Watch out for consumers, police financial products. It sounds like a simple mandate for a proposed new consumer protection agency.
Still, lawmakers on Capitol Hill can't seem to agree on what powers to grant this potential new watchdog.
Unable to reach a bipartisan deal, Sen. Chris Dodd, D-Conn., put forth his own proposal Monday for broader financial reforms. The consumer protection agency Dodd maps out in his plan likely won't emerge intact, but it gives an idea of the issues at hand.
Part of the problem is that there's such a wide array of financial products marketed to consumers. As it stands, regulatory authority is scattered among various federal and state agencies.
That effectively leaves gaps in oversight that have helped precipitate the meltdown, and leave the country vulnerable to further dangers, Dodd said in unveiling his proposal.

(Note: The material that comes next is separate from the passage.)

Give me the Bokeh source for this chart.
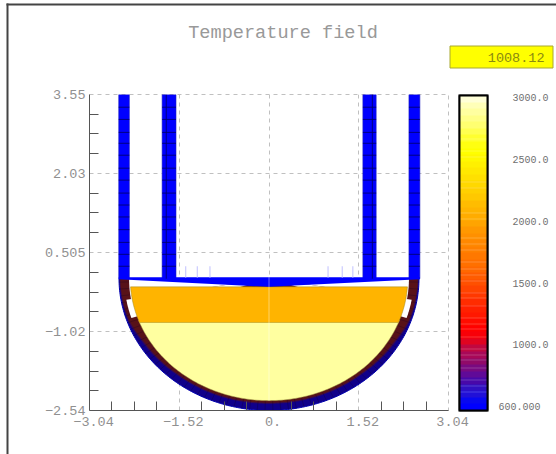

So as Congress rushes to act quickly, some questions and answers about what's at stake.
Q: What exactly would the new agency oversee?
A: The agency — now called the Bureau of Consumer Financial Protection — would be authorized to write regulations for all financial products and services affecting consumers, such as credit and debit cards, debt collection, mortgages, payday loans and prepaid cards.
It would not have authority over accountants, lawyers, real estate brokers or other professionals licensed at the state level. Nor would the proposal impose additional oversight of retailers.
Regulations could be enacted without any outside approval. However, a council representing nine other agencies could veto any rule with a two-thirds vote if the rule posed a risk to the banking system.
As with the rest of Dodd's proposal, of course, the scope of the bureau's rule-writing authority could still be tinkered with. For example, the Financial Services Roundtable, an industry group that represents companies such as Citi and JP Morgan Chase, wants the bureau to share rule-writing responsibilities with other banking regulators.
The council's veto power could also be strengthened, effectively diluting the bureau's rule-writing power, notes Travis Plunkett of the Consumer Federation of America.
Q: What enforcement powers would the Consumer Financial Protection Bureau have?
A: While the bureau's authority to write regulations would be broad, its enforcement power would be much more limited.
The bureau would have authority to enforce regulations over banks and credit unions with assets of more than $10 billion. Smaller community banks and credit unions would continue to be examined by the Federal Deposit Insurance Corp. or the National Credit Union Administration.
The new bureau also wouldn't have direct enforcement authority over nonbank financial companies, such as payday lenders, debt collectors and credit reporting agencies. Yet it would be able to invoke enforcement powers over such institutions if it could show they were large enough.
Otherwise, the enforcement responsibilities would generally remain with state regulators or the Federal Trade Commission.
Q: How much independence would the new bureau have?
A: President Barack Obama had called for a new, stand-alone agency. But Dodd's proposal, reflecting bipartisan negotiations, places the bureau within the Federal Reserve.
Those who argue against this setup cite the Fed's poor track record for protecting consumers. In particular, they point to the Fed's failure to sound the alarm on subprime mortgages and its slow actions in curbing deceptive credit card practices.
That said, the bureau outlined by Dodd would have an independent director appointed by the president and confirmed by the Senate. The bureau would also have an independent budget within the Federal Reserve.
Q: Who watches out for consumers right now?
A: It depends. Depending on the product, it could be the Federal Reserve, Federal Trade Commission, the Office of the Comptroller of the Currency, Office of Thrift Supervision, Federal Deposit Insurance Corp. or the National Credit Union Administration. Regulations are also set by states.
The confusion has often meant that no agency took responsibility for particular matters, Dodd said.
"If there was a watchdog on duty, it didn't bark," he said.
Not only does a new watchdog need to bark, Dodd said it also needs the power to bite.
Q: What else would the consumer protection bureau do?
A: The bureau would be charged with establishing an Office of Financial Literacy.
What's more, the bureau would establish a complaint hotline. This would simplify matters for consumers, who currently may not know where to turn to report abusive practices.
Q: What are the arguments against a more powerful consumer protection watchdog?
A: Banks and industry groups warn that too many regulations could drive up prices for consumers, discourage the innovation of new products or even eliminate existing options.
For example, payday lenders say capping interest rates could put them out of business. That would leave the poorest in a bind, they say, and perhaps with even fewer options.